Begin Information shown

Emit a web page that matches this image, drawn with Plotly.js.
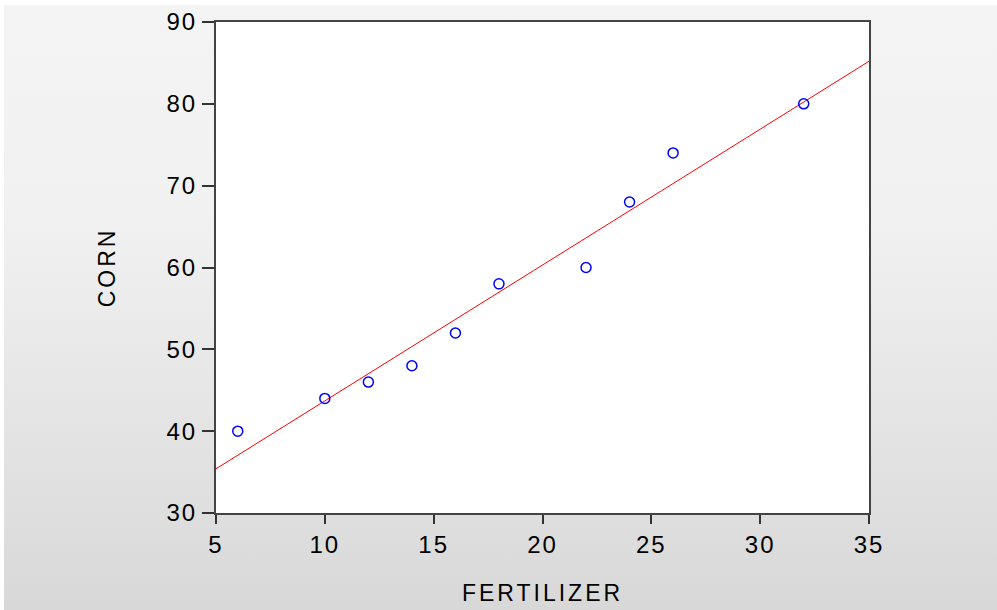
<!DOCTYPE html>
<html>
<head>
<meta charset="utf-8">
<script src="https://cdn.plot.ly/plotly-3.0.1.min.js"></script>
<style>
  html, body { margin: 0; padding: 0; background: #ffffff; }
  #bg { position: absolute; left: 4px; top: 5px; width: 993px; height: 605px;
        background: linear-gradient(to bottom, #f4f4f4 0%, #f1f1f1 35%, #e2e2e2 75%, #d8d8d8 100%); }
  #chart { position: absolute; left: 0; top: 0; width: 997px; height: 610px; }
  #chart .xtitle, #chart .ytitle { letter-spacing: 3px; }
  #chart .xtick text, #chart .ytick text { letter-spacing: 2px; }
</style>
</head>
<body>
<div id="bg"></div>
<div id="chart"></div>
<script>
// Observed data
const fertilizer = [6, 10, 12, 14, 16, 18, 22, 24, 26, 32];
const corn = [40, 44, 46, 48, 52, 58, 60, 68, 74, 80];
// Fitted regression line endpoints
const fitX = [5, 35];
const fitY = [35.4, 85.2];
const xTicks = [5, 10, 15, 20, 25, 30, 35];
const yTicks = [30, 40, 50, 60, 70, 80, 90];

const fontFam = '"Liberation Sans", Arial, sans-serif';

const traces = [
  {
    x: fitX, y: fitY, type: 'scatter', mode: 'lines',
    line: { color: '#ff0000', width: 1 }, hoverinfo: 'skip', showlegend: false
  },
  {
    x: fertilizer, y: corn, type: 'scatter', mode: 'markers',
    marker: { symbol: 'circle-open', size: 10, color: '#0000ff', line: { color: '#0000ff', width: 1.5 } },
    showlegend: false
  }
];

const layout = {
  width: 997, height: 610,
  margin: { l: 216, r: 128, t: 22, b: 97 },
  paper_bgcolor: 'rgba(0,0,0,0)',
  plot_bgcolor: '#ffffff',
  showlegend: false,
  font: { family: fontFam, size: 23, color: '#000000' },
  xaxis: {
    range: [5, 35], tickvals: xTicks, ticktext: xTicks.map(String),
    showgrid: false, zeroline: false,
    showline: true, linecolor: '#444444', linewidth: 2, mirror: true,
    ticks: 'outside', ticklen: 9, tickwidth: 2, tickcolor: '#333333',
    tickfont: { family: fontFam, size: 24, color: '#000000' },
    title: { text: 'FERTILIZER', font: { family: fontFam, size: 23, color: '#000000' }, standoff: 28 }
  },
  yaxis: {
    range: [30, 90], tickvals: yTicks, ticktext: yTicks.map(String),
    showgrid: false, zeroline: false,
    showline: true, linecolor: '#444444', linewidth: 2, mirror: true,
    ticks: 'outside', ticklen: 12, tickwidth: 2, tickcolor: '#333333',
    tickfont: { family: fontFam, size: 24, color: '#000000' },
    title: { text: 'CORN', font: { family: fontFam, size: 23, color: '#000000' }, standoff: 48 }
  }
};

Plotly.newPlot('chart', traces, layout, { displayModeBar: false, staticPlot: true });
</script>
</body>
</html>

End Information shown

== What is needed ==
Copy all the data exactly as written, but skip any picture.

== Reply to the exercise ==
Emit a web page that matches this image, drawn with Plotly.js.
<!DOCTYPE html>
<html>
<head>
<meta charset="utf-8">
<script src="https://cdn.plot.ly/plotly-3.0.1.min.js"></script>
<style>
  html, body { margin: 0; padding: 0; background: #ffffff; }
  #bg { position: absolute; left: 4px; top: 5px; width: 993px; height: 605px;
        background: linear-gradient(to bottom, #f4f4f4 0%, #f1f1f1 35%, #e2e2e2 75%, #d8d8d8 100%); }
  #chart { position: absolute; left: 0; top: 0; width: 997px; height: 610px; }
  #chart .xtitle, #chart .ytitle { letter-spacing: 3px; }
  #chart .xtick text, #chart .ytick text { letter-spacing: 2px; }
</style>
</head>
<body>
<div id="bg"></div>
<div id="chart"></div>
<script>
// Observed data
const fertilizer = [6, 10, 12, 14, 16, 18, 22, 24, 26, 32];
const corn = [40, 44, 46, 48, 52, 58, 60, 68, 74, 80];
// Fitted regression line endpoints
const fitX = [5, 35];
const fitY = [35.4, 85.2];
const xTicks = [5, 10, 15, 20, 25, 30, 35];
const yTicks = [30, 40, 50, 60, 70, 80, 90];

const fontFam = '"Liberation Sans", Arial, sans-serif';

const traces = [
  {
    x: fitX, y: fitY, type: 'scatter', mode: 'lines',
    line: { color: '#ff0000', width: 1 }, hoverinfo: 'skip', showlegend: false
  },
  {
    x: fertilizer, y: corn, type: 'scatter', mode: 'markers',
    marker: { symbol: 'circle-open', size: 10, color: '#0000ff', line: { color: '#0000ff', width: 1.5 } },
    showlegend: false
  }
];

const layout = {
  width: 997, height: 610,
  margin: { l: 216, r: 128, t: 22, b: 97 },
  paper_bgcolor: 'rgba(0,0,0,0)',
  plot_bgcolor: '#ffffff',
  showlegend: false,
  font: { family: fontFam, size: 23, color: '#000000' },
  xaxis: {
    range: [5, 35], tickvals: xTicks, ticktext: xTicks.map(String),
    showgrid: false, zeroline: false,
    showline: true, linecolor: '#444444', linewidth: 2, mirror: true,
    ticks: 'outside', ticklen: 9, tickwidth: 2, tickcolor: '#333333',
    tickfont: { family: fontFam, size: 24, color: '#000000' },
    title: { text: 'FERTILIZER', font: { family: fontFam, size: 23, color: '#000000' }, standoff: 28 }
  },
  yaxis: {
    range: [30, 90], tickvals: yTicks, ticktext: yTicks.map(String),
    showgrid: false, zeroline: false,
    showline: true, linecolor: '#444444', linewidth: 2, mirror: true,
    ticks: 'outside', ticklen: 12, tickwidth: 2, tickcolor: '#333333',
    tickfont: { family: fontFam, size: 24, color: '#000000' },
    title: { text: 'CORN', font: { family: fontFam, size: 23, color: '#000000' }, standoff: 48 }
  }
};

Plotly.newPlot('chart', traces, layout, { displayModeBar: false, staticPlot: true });
</script>
</body>
</html>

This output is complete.